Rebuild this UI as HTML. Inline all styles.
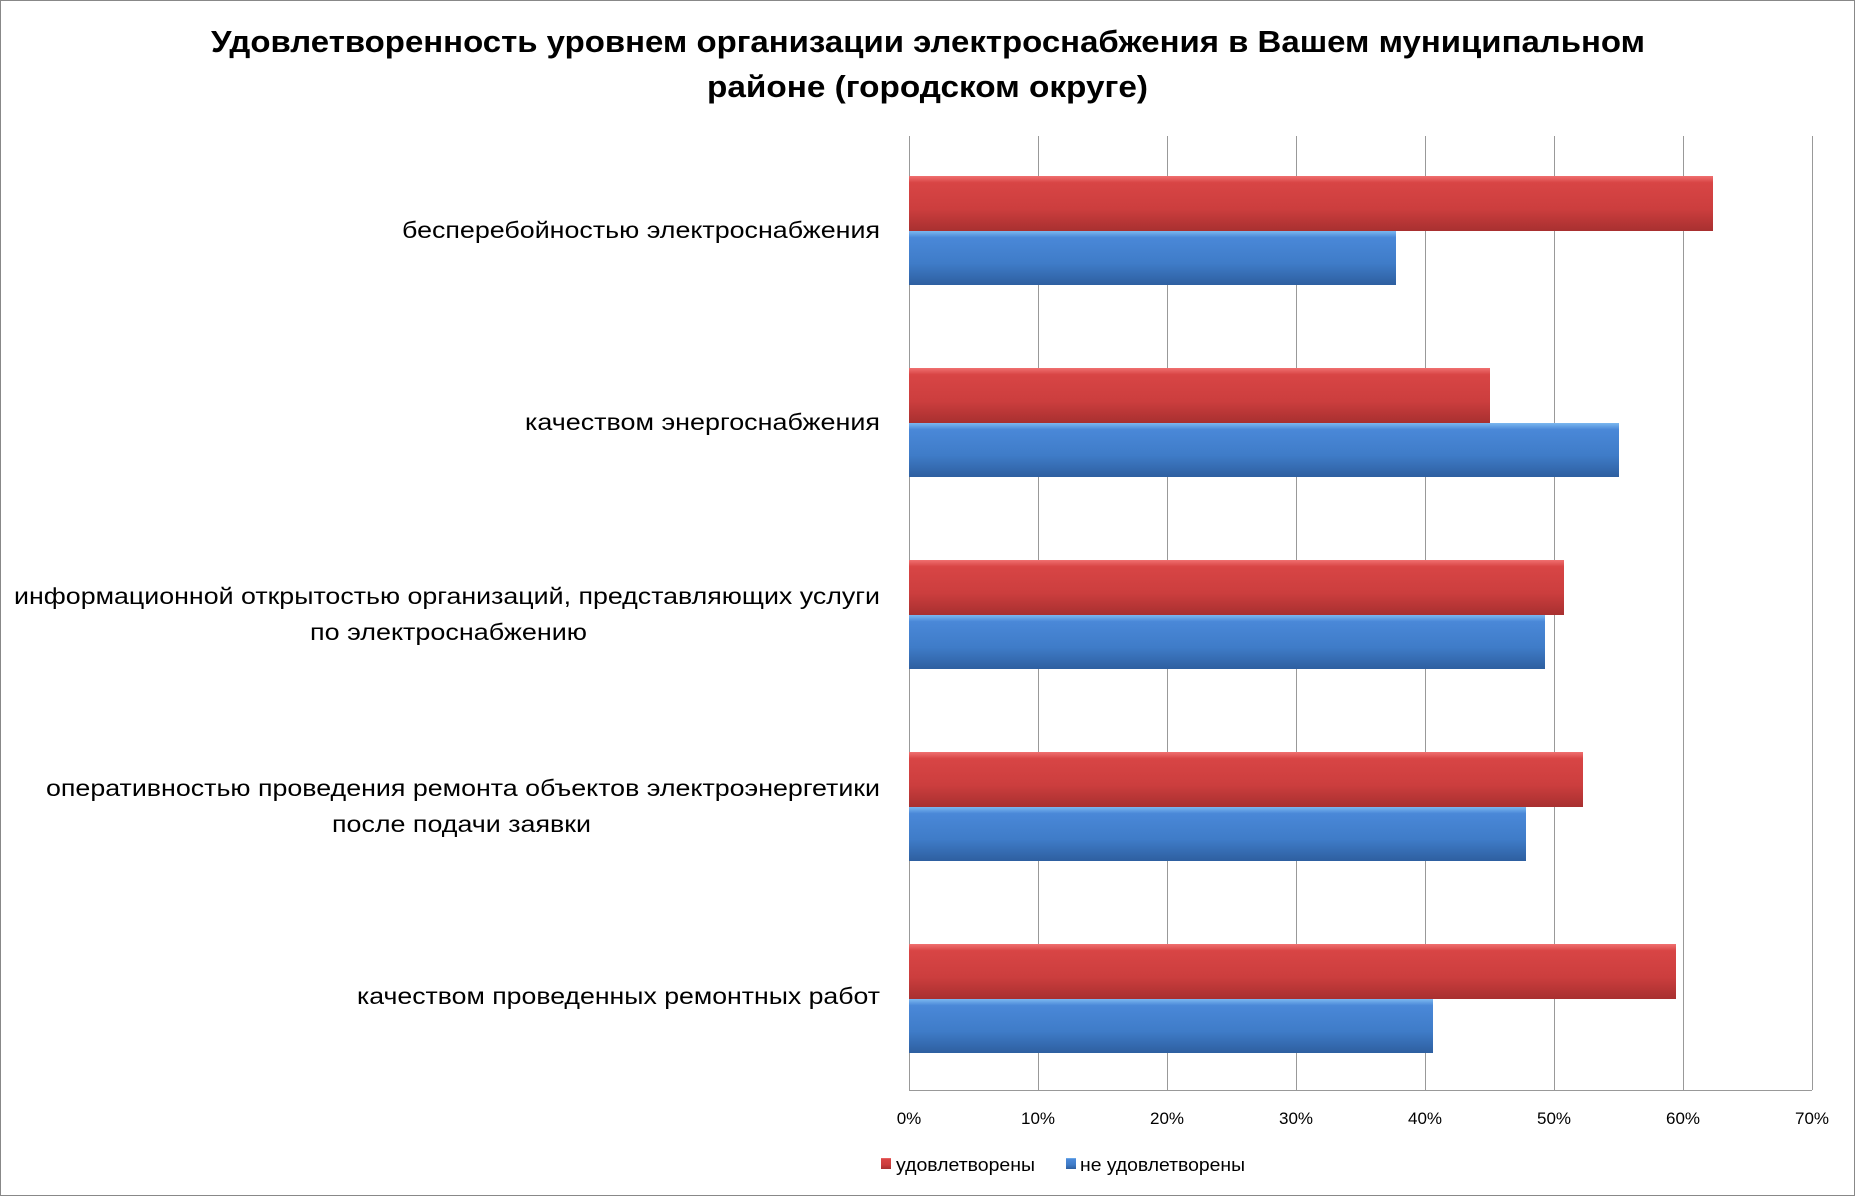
<!DOCTYPE html>
<html><head><meta charset="utf-8"><style>
body{margin:0;background:#fff}
svg text{font-family:"Liberation Sans","DejaVu Sans",sans-serif}
</style></head><body>
<svg width="1855" height="1196" xmlns="http://www.w3.org/2000/svg">
<defs>
<linearGradient id="r" x1="0" y1="0" x2="0" y2="1">
<stop offset="0" stop-color="#f07070"/><stop offset="0.12" stop-color="#d84545"/><stop offset="0.6" stop-color="#cc3e3e"/><stop offset="1" stop-color="#a83030"/></linearGradient>
<linearGradient id="b" x1="0" y1="0" x2="0" y2="1">
<stop offset="0" stop-color="#7cb8f0"/><stop offset="0.12" stop-color="#4a88d8"/><stop offset="0.6" stop-color="#3f7cc8"/><stop offset="1" stop-color="#2e5fa0"/></linearGradient>
</defs>
<rect x="0.5" y="0.5" width="1854" height="1195" fill="#fff" stroke="#888"/>
<text x="211" y="52" font-size="31" font-weight="bold" textLength="1434" lengthAdjust="spacingAndGlyphs">Удовлетворенность уровнем организации электроснабжения в Вашем муниципальном</text>
<text x="707" y="97" font-size="31" font-weight="bold" textLength="441" lengthAdjust="spacingAndGlyphs">районе (городском округе)</text>
<g stroke="#999" stroke-width="1">
<line x1="909.5" y1="136" x2="909.5" y2="1090"/>
<line x1="1038.5" y1="136" x2="1038.5" y2="1090"/>
<line x1="1167.5" y1="136" x2="1167.5" y2="1090"/>
<line x1="1296.5" y1="136" x2="1296.5" y2="1090"/>
<line x1="1425.5" y1="136" x2="1425.5" y2="1090"/>
<line x1="1554.5" y1="136" x2="1554.5" y2="1090"/>
<line x1="1683.5" y1="136" x2="1683.5" y2="1090"/>
<line x1="1812.5" y1="136" x2="1812.5" y2="1090"/>
<line x1="909" y1="1090.5" x2="1812" y2="1090.5"/>
</g>
<g>
<rect x="909" y="176" width="804" height="55" fill="url(#r)"/>
<rect x="909" y="231" width="487" height="54" fill="url(#b)"/>
<rect x="909" y="368" width="581" height="55" fill="url(#r)"/>
<rect x="909" y="423" width="710" height="54" fill="url(#b)"/>
<rect x="909" y="560" width="655" height="55" fill="url(#r)"/>
<rect x="909" y="615" width="636" height="54" fill="url(#b)"/>
<rect x="909" y="752" width="674" height="55" fill="url(#r)"/>
<rect x="909" y="807" width="617" height="54" fill="url(#b)"/>
<rect x="909" y="944" width="767" height="55" fill="url(#r)"/>
<rect x="909" y="999" width="524" height="54" fill="url(#b)"/>
</g>
<g font-size="23" lengthAdjust="spacingAndGlyphs">
<text x="402" y="238" textLength="478" lengthAdjust="spacingAndGlyphs">бесперебойностью  электроснабжения</text>
<text x="525" y="430" textLength="355" lengthAdjust="spacingAndGlyphs">качеством энергоснабжения</text>
<text x="14" y="604" textLength="866" lengthAdjust="spacingAndGlyphs">информационной открытостью организаций, представляющих услуги</text>
<text x="310" y="640" textLength="277" lengthAdjust="spacingAndGlyphs">по электроснабжению</text>
<text x="46" y="796" textLength="834" lengthAdjust="spacingAndGlyphs">оперативностью проведения ремонта объектов электроэнергетики</text>
<text x="332" y="832" textLength="259" lengthAdjust="spacingAndGlyphs">после подачи заявки</text>
<text x="357" y="1004" textLength="523" lengthAdjust="spacingAndGlyphs">качеством проведенных ремонтных работ</text>
</g>
<g font-size="17" text-anchor="middle">
<text x="909" y="1124">0%</text><text x="1038" y="1124">10%</text><text x="1167" y="1124">20%</text><text x="1296" y="1124">30%</text><text x="1425" y="1124">40%</text><text x="1554" y="1124">50%</text><text x="1683" y="1124">60%</text><text x="1812" y="1124">70%</text>
</g>
<rect x="881" y="1158" width="10" height="11" fill="url(#r)"/>
<text x="896" y="1171" font-size="18" textLength="139" lengthAdjust="spacingAndGlyphs">удовлетворены</text>
<rect x="1066" y="1158" width="10" height="11" fill="url(#b)"/>
<text x="1080" y="1171" font-size="18" textLength="165" lengthAdjust="spacingAndGlyphs">не удовлетворены</text>
</svg>
</body></html>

·····

### What you should do
Return the listing above word for word, with the pictures removed.

### Written answer
Rebuild this UI as HTML. Inline all styles.
<!DOCTYPE html>
<html><head><meta charset="utf-8"><style>
body{margin:0;background:#fff}
svg text{font-family:"Liberation Sans","DejaVu Sans",sans-serif}
</style></head><body>
<svg width="1855" height="1196" xmlns="http://www.w3.org/2000/svg">
<defs>
<linearGradient id="r" x1="0" y1="0" x2="0" y2="1">
<stop offset="0" stop-color="#f07070"/><stop offset="0.12" stop-color="#d84545"/><stop offset="0.6" stop-color="#cc3e3e"/><stop offset="1" stop-color="#a83030"/></linearGradient>
<linearGradient id="b" x1="0" y1="0" x2="0" y2="1">
<stop offset="0" stop-color="#7cb8f0"/><stop offset="0.12" stop-color="#4a88d8"/><stop offset="0.6" stop-color="#3f7cc8"/><stop offset="1" stop-color="#2e5fa0"/></linearGradient>
</defs>
<rect x="0.5" y="0.5" width="1854" height="1195" fill="#fff" stroke="#888"/>
<text x="211" y="52" font-size="31" font-weight="bold" textLength="1434" lengthAdjust="spacingAndGlyphs">Удовлетворенность уровнем организации электроснабжения в Вашем муниципальном</text>
<text x="707" y="97" font-size="31" font-weight="bold" textLength="441" lengthAdjust="spacingAndGlyphs">районе (городском округе)</text>
<g stroke="#999" stroke-width="1">
<line x1="909.5" y1="136" x2="909.5" y2="1090"/>
<line x1="1038.5" y1="136" x2="1038.5" y2="1090"/>
<line x1="1167.5" y1="136" x2="1167.5" y2="1090"/>
<line x1="1296.5" y1="136" x2="1296.5" y2="1090"/>
<line x1="1425.5" y1="136" x2="1425.5" y2="1090"/>
<line x1="1554.5" y1="136" x2="1554.5" y2="1090"/>
<line x1="1683.5" y1="136" x2="1683.5" y2="1090"/>
<line x1="1812.5" y1="136" x2="1812.5" y2="1090"/>
<line x1="909" y1="1090.5" x2="1812" y2="1090.5"/>
</g>
<g>
<rect x="909" y="176" width="804" height="55" fill="url(#r)"/>
<rect x="909" y="231" width="487" height="54" fill="url(#b)"/>
<rect x="909" y="368" width="581" height="55" fill="url(#r)"/>
<rect x="909" y="423" width="710" height="54" fill="url(#b)"/>
<rect x="909" y="560" width="655" height="55" fill="url(#r)"/>
<rect x="909" y="615" width="636" height="54" fill="url(#b)"/>
<rect x="909" y="752" width="674" height="55" fill="url(#r)"/>
<rect x="909" y="807" width="617" height="54" fill="url(#b)"/>
<rect x="909" y="944" width="767" height="55" fill="url(#r)"/>
<rect x="909" y="999" width="524" height="54" fill="url(#b)"/>
</g>
<g font-size="23" lengthAdjust="spacingAndGlyphs">
<text x="402" y="238" textLength="478" lengthAdjust="spacingAndGlyphs">бесперебойностью  электроснабжения</text>
<text x="525" y="430" textLength="355" lengthAdjust="spacingAndGlyphs">качеством энергоснабжения</text>
<text x="14" y="604" textLength="866" lengthAdjust="spacingAndGlyphs">информационной открытостью организаций, представляющих услуги</text>
<text x="310" y="640" textLength="277" lengthAdjust="spacingAndGlyphs">по электроснабжению</text>
<text x="46" y="796" textLength="834" lengthAdjust="spacingAndGlyphs">оперативностью проведения ремонта объектов электроэнергетики</text>
<text x="332" y="832" textLength="259" lengthAdjust="spacingAndGlyphs">после подачи заявки</text>
<text x="357" y="1004" textLength="523" lengthAdjust="spacingAndGlyphs">качеством проведенных ремонтных работ</text>
</g>
<g font-size="17" text-anchor="middle">
<text x="909" y="1124">0%</text><text x="1038" y="1124">10%</text><text x="1167" y="1124">20%</text><text x="1296" y="1124">30%</text><text x="1425" y="1124">40%</text><text x="1554" y="1124">50%</text><text x="1683" y="1124">60%</text><text x="1812" y="1124">70%</text>
</g>
<rect x="881" y="1158" width="10" height="11" fill="url(#r)"/>
<text x="896" y="1171" font-size="18" textLength="139" lengthAdjust="spacingAndGlyphs">удовлетворены</text>
<rect x="1066" y="1158" width="10" height="11" fill="url(#b)"/>
<text x="1080" y="1171" font-size="18" textLength="165" lengthAdjust="spacingAndGlyphs">не удовлетворены</text>
</svg>
</body></html>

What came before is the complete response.